For the sake of brevity, only certain ranges are explicitly disclosed herein. However, ranges from any lower limit may be combined with any upper limit to recite a range not explicitly recited, as well as ranges from any lower limit may be combined with any other lower limit to recite a range not explicitly recited, in the same way, ranges from any upper limit may be combined with any other upper limit to recite a range not explicitly recited. Additionally, whenever a numerical range with a lower limit and an upper limit is disclosed, any number and any included range falling within the range are specifically disclosed. In particular, every range of values (of the form, “from about a to about b,” or, equivalently, “from approximately a to b,” or, equivalently, “from approximately a-b”) disclosed herein is to be understood to set forth every number and range encompassed within the broader range of values even if not explicitly recited. Thus, every point or individual value may serve as its own lower or upper limit combined with any other point or individual value or any other lower or upper limit, to recite a range not explicitly recited.

Therefore, the present embodiments are well adapted to attain the ends and advantages mentioned as well as those that are inherent therein. The particular embodiments disclosed above are illustrative only, as the present embodiments may be modified and practiced in different but equivalent manners apparent to those skilled in the art having the benefit of the teachings herein. Although individual embodiments are discussed, all combinations of each embodiment are contemplated and covered by the disclosure. Furthermore, no limitations are intended to the details of construction or design herein shown, other than as described in the claims below. Also, the terms in the claims have their plain, ordinary meaning unless otherwise explicitly and clearly defined by the patentee.
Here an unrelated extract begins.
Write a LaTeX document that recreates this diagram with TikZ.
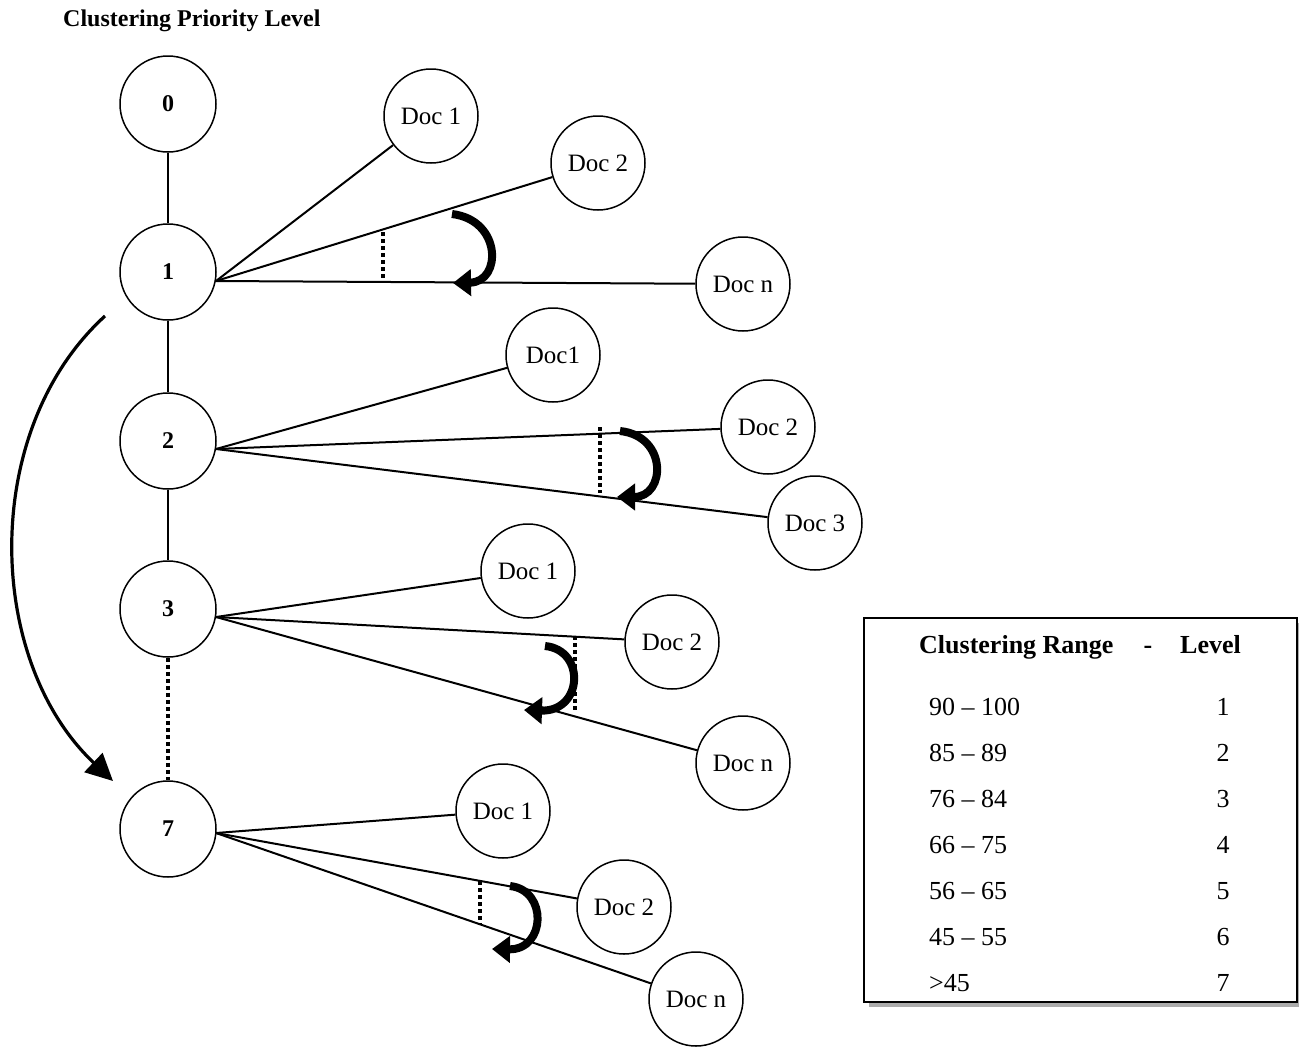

It is therefore evident that the particular illustrative embodiments disclosed above may be altered or modified and all such variations are considered within the scope and spirit of the present disclosure.

Claims

1. An isolation device comprising:

a top slip;

a top slip prop in engagement with the top slip;

a bottom slip;

a bottom slip prop in engagement with the bottom slip;

a packer element positioned between the top slip prop and the bottom slip prop, wherein movement of the top slip prop and the bottom slip prop towards each other causes the packer element to expand outwardly;

an annular receptacle formed between an inner mandrel and the top slip prop;

a pressure transfer sleeve at least partially disposed within the annular receptacle,

a first ratchet portion positioned on an outer surface of the pressure transfer sleeve; and

a second ratchet portion positioned on an inner surface of the top slip prop which is sized to accept and en age with the first ratchet portion.

2. The isolation device of claim 1 further comprising:

a flanged end on the pressure transfer sleeve that extends radially outwards.

3. The isolation device of claim 2 further comprising:

a ball seat formed in the flanged end of the pressure transfer sleeve; and

a ball sized to be seatable on the ball seat.

4. The isolation device of claim 2 wherein:

the flanged end of the pressure transfer sleeve engages the top slip.

5. The isolation device of claim 1 wherein:

the packer expands until engagement with an inner diameter of a tubing string.

6. The isolation device of claim 1 further comprising:

a ball seat positioned on the top slip prop.

7. An isolation device comprising:

a top slip;

a top slip prop in engagement with the top slip;

a bottom slip;

a bottom slip prop in engagement with the bottom slip;

a packer element positioned between the top slip prop and the bottom slip prop, wherein movement of the top slip prop and the bottom slip prop towards each other causes the packer element to expand outwardly; and

a pressure transfer sleeve at least partially disposed within the top slip prop;

a first ratchet portion positioned on an outer surface of the pressure transfer sleeve; and

a second ratchet portion positioned on an inner surface of the top slip prop which is sized to accept and engage with the first ratchet portion.

8. The isolation device of claim 7 wherein:

the first ratchet portion comprises a series of ridges that extend outwardly and radially from the pressure transfer sleeve; and

the second ratchet portion comprises a series of ridges that extend inwardly and radially from the top slip prop.

9. The isolation device of claim 7 wherein:

the first and second ratchet portions engage to keep the pressure transfer sleeve from moving once disposed within the top slip prop.

10. The isolation device of claim 7 wherein:

the first and second ratchet portions engage to keep the pressure transfer sleeve in contact with the top slip.

11. The isolation device of claim 7 further comprising:

a ball seat formed in the top slip prop; and

a ball sized to be seatable on the ball seat.

12. The isolation device of claim 7 further comprising:

a flanged end on the pressure transfer sleeve that extends radially outwards.

13. The isolation device of claim 12 further comprising:

a ball seat formed in the flanged end of the pressure transfer sleeve; and

a ball sized to be seatable on the ball seat.

14. A method for setting an isolation device within a tubing string:

running the isolation device of claim 1 downhole to the desired position;

inserting the pressure transfer sleeve into the isolation device, said pressure transfer sleeve having a body with a flanged end at one end of the body and a ball seat positioned on the flanged end;

expanding the packer until the packer engages with an inner diameter of a tubing string; and

placing a ball within the ball seat.

15. The method of claim 14 wherein:

the step of inserting the pressure transfer sleeve is performed by inserting the body of the pressure transfer sleeve into an annular receptable.

16. The method of claim 15 wherein:

the step of inserting the pressure transfer sleeve is performed by inserting the body of the pressure transfer sleeve into the top slip prop.

17. The method of claim 14 further comprising:

engaging the first ratchet portion on the body of the pressure transfer sleeve with the second ratchet portion on the top slip prop.

18. The method of claim 14 further comprising:

holding the pressure transfer sleeve within the isolation device by engaging the first ratchet portion with the second ratchet portion.